Cramer's Mad Money - The Next Fleet Bank (10/1/09)

by: Miriam Metzinger

Stocks discussed on the in-depth session of Jim Cramer's Mad Money TV Program, Thursday October 1.

The Next Fleet Bank: First Niagara (NASDAQ:FNFG) CEO John Koelmel

Cramer recalls 1991, when the savings&loan crisis left small, weak banks reeling, and strong regional banks were able to purchase the assets from these failing institutions on the cheap. Fleet Bank arose as a major force from this Darwinesque scenario, and Cramer thinks history might repeat itself with First Niagara on top. The bank has a solid 4.4% dividend "is a much-overlooked bank,” Cramer said, “and I think you need to sit up and take notice.”

CEO John Koelmel said the bank is poised to make acquisitions, and is strengthening its balance sheet, refinancing its debt and raising capital. He expressed a firm commitment to maintaining the First Niagra's current dividend.

Wal-Mart (NYSE:WMT), Apple (NASDAQ:AAPL), Jabil Circuit (NYSE:JBL), Procter&Gamble (NYSE:PG), Wynn Resorts (NASDAQ:WYNN), Freeport McMoRan (NYSE:FCX), Vale (NYSE:VALE), BHP Billiton (NYSE:BHP)

The U.S. could learn something from China, especially since its allegedly Communist government is making very capitalist decisions, like focusing on creating jobs. The White House is so preoccupied with healthcare and cap and trade that businesses are nervous and are afraid to hire, because employees might become more expensive. Retail giant Wal-Mart seems to like the reduced overhead a streamlined workforce creates, and doesn't seem to be motivated to increase hiring; “they have great monthly data – they know more than we do.”

While a poor jobs number on Friday does not necessarily mean a Black October, there will be more corrections if employment doesn't improve. In the meantime, Cramer suggests buying stocks that are levered to China: Procter&Gamble with 58% international exposure, Wynn Resorts with business in Macau, Freeport McMoRan, Vale and BHP Billiton. Apple, Jabil Circuit and other solid tech stocks are being driven by international demand.

Brandywine (NYSE:BDN), Boston Properties (NYSE:BXP), iShares Dow Jones US Real Estate (NYSEARCA:IYR), Developers Diversified (NYSE:DDR), Kite Realty Group (NYSE:KRG), Duke Realty (NYSE:DRE), AMB Properties (NYSE:AMB), Post Properties (NYSE:PPS)

Analysts and the press are predicting commercial real estate will be the next sector to collapse; the reasoning is that since residential real estate has done a nose dive, commercial and retail real estate will be next. Cramer is more optimistic, and points to profitable secondary offerings from Brandywine and Boston Properties, but he is loath to go against the grain if these stocks get hammered. The one commercial real estate play to own is the ETF IYR, “the most liquid play, and the best way to track the real estate investment trust group.”

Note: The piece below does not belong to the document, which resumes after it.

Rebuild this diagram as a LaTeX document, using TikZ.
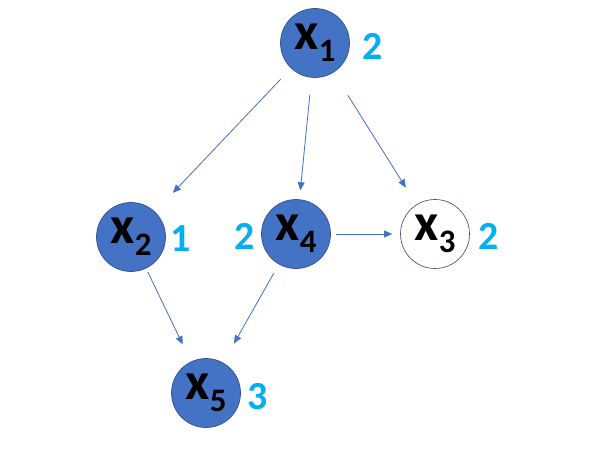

The REITs with the worst charts and fundamentals are: Developers Diversified, Kite Realty Group, Duke Realty, AMB Properties and Post Properties.

SBA Communications (NASDAQ:SBAC) CEO Jeff Stoops

With market corrections increasing, Cramer urged investors to look for long-term, multi-year growth plays. He has been recommending the wireless internet group and discussed SBA Communciations, which builds towers to remedy the data clogging that impedes the transfer of information.

CEO Jeff Stoops remarked that since smart phones and netbooks are in their infancy, demand for towers will only increase. He intends to grow the company by building new and improving existing towers and the recent debt offering was designed to give SBA liquidity. With Obama's vision of expanding broadband into rural areas, SBA has ample room to expand.